Plaintiffs’ expert, on the other hand, averred that his inspection of the subject branch revealed a severe crook in the limb with a bird or squirrel hole approximately three inches in diameter which went into a cavity that extended six or seven feet back to where the limb broke from the trunk of the tree. He stated that although tissue had grown around a portion of the branch, signs of decay were evidenced by the abnormal crooked shape of the limb which had disturbing size changes. He indicated that the sawdust and dead bark around the base of the tree was further evidence of decay. He opined that a reasonable inspection of the tree would have revealed the dangerous condition.

The foregoing raises questions of fact concerning whether the tree was in defective condition at the time of the inspections conducted by Crowe, whether defendant had notice of or should have had notice of the defective condition and whether *1014defendant was negligent in not taking remedial action prior to the accident. Accordingly, we find that Supreme Court properly denied defendant’s motion for summary judgment.

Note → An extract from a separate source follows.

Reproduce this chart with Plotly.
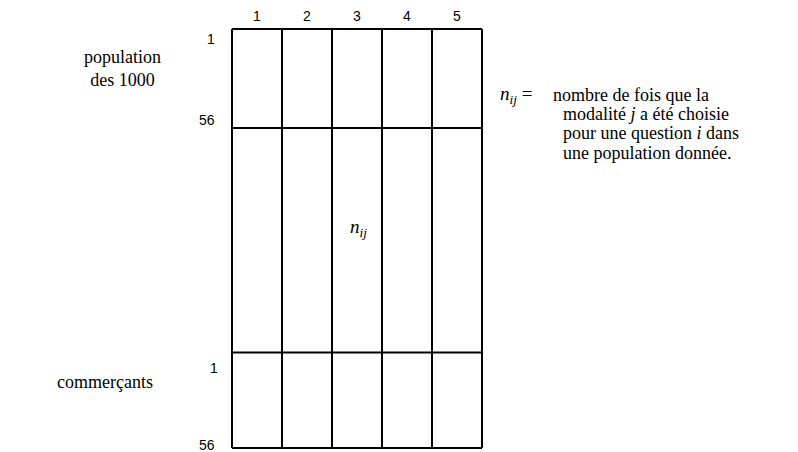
import plotly.graph_objects as go

# modalities (columns) and the three row blocks of the table
modalites = [1, 2, 3, 4, 5]
blocs = ["population<br>des 1000", "", "commerçants"]
bloc_hauteurs = [56, 127, 54]          # logical heights of the blocks
row_labels_top = ["1", "56"]
row_labels_bottom = ["1", "56"]
cell_label = "n<sub><i>ij</i></sub>"
legende = ["nombre de fois que la",
           "modalité <i>j</i> a été choisie",
           "pour une question <i>i</i> dans",
           "une population donnée."]

serif = "Liberation Serif, Times New Roman, serif"
sans = "Liberation Sans, Arial, sans-serif"

edges_x = [m - 0.5 for m in modalites] + [modalites[-1] + 0.5]
edges_y = [0]
for h in bloc_hauteurs:
    edges_y.append(edges_y[-1] + h)

xs, ys = [], []
for x in edges_x:
    xs += [x, x, None]
    ys += [edges_y[0], edges_y[-1], None]
for y in edges_y:
    xs += [edges_x[0], edges_x[-1], None]
    ys += [y, y, None]

fig = go.Figure()
fig.add_trace(go.Scatter(x=xs, y=ys, mode="lines",
                         line=dict(color="black", width=2),
                         hoverinfo="skip", showlegend=False))

ann = []
# column numbers
for m in modalites:
    ann.append(dict(x=m, y=edges_y[0], text=str(m), yanchor="bottom",
                    yshift=3, font=dict(family=sans, size=14)))
# row numbers
xl = edges_x[0] - 0.3
ann.append(dict(x=xl, y=edges_y[0] + 5.7, text=row_labels_top[0], xanchor="right",
                font=dict(family=sans, size=14)))
ann.append(dict(x=xl, y=edges_y[1] - 4.5, text=row_labels_top[1], xanchor="right",
                font=dict(family=sans, size=14)))
ann.append(dict(x=xl + 0.05, y=edges_y[2] + 8.7, text=row_labels_bottom[0], xanchor="right",
                font=dict(family=sans, size=14)))
ann.append(dict(x=xl, y=edges_y[3] - 1.5, text=row_labels_bottom[1], xanchor="right",
                font=dict(family=sans, size=14)))
# block names
ann.append(dict(x=-1.7, y=edges_y[0] + 22.3, text=blocs[0], align="center",
                font=dict(family=serif, size=18)))
ann.append(dict(x=-2.04, y=edges_y[2] + 16.5, text=blocs[2],
                font=dict(family=serif, size=18)))
# n_ij in the middle block
ann.append(dict(x=3.02, y=edges_y[1] + 56.6, text="<i>" + cell_label + "</i>",
                font=dict(family=serif, size=19)))
# legend text on the right
ann.append(dict(x=5.82, y=edges_y[0] + 37.3, text="<i>" + cell_label + "</i> =",
                xanchor="left", font=dict(family=serif, size=19)))
for k, line in enumerate(legende):
    ann.append(dict(x=6.88 if k == 0 else 7.08, y=edges_y[0] + 37.3 + 10.9 * k,
                    text=line, xanchor="left",
                    font=dict(family=serif, size=18)))
for a in ann:
    a.setdefault("showarrow", False)
    a.setdefault("xref", "x")
    a.setdefault("yref", "y")
    a["font"]["color"] = "black"

px_x = 50.0
px_y = 419.0 / edges_y[-1]
fig.update_layout(
    width=798, height=452,
    margin=dict(l=0, r=0, t=0, b=0),
    paper_bgcolor="white", plot_bgcolor="white",
    annotations=ann,
    xaxis=dict(range=[0.5 - 232 / px_x, 0.5 + (798 - 232) / px_x], visible=False),
    yaxis=dict(range=[edges_y[-1] + 4 / px_y, -29 / px_y], visible=False),
)

fig.write_html("out.html", config={"displayModeBar": False},
               post_script="document.body.style.margin='0';")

Furthermore, we find no merit to defendant’s claim that its motion should have been granted due to plaintiffs’ failure to comply with its prior written notice statute. Insofar as defendant’s statute provides that it applies to the defective or unsafe condition of a tree, it is beyond the scope of General Municipal Law § 50-e (4) and, therefore, invalid (see, Walker v Town of Hempstead, 84 NY2d 360, 367-368; Hughes v City of Niagara Falls, 225 AD2d 1059).

Mikoll, Crew III, White and Yesawich Jr., JJ., concur. Ordered that the order is affirmed, without costs.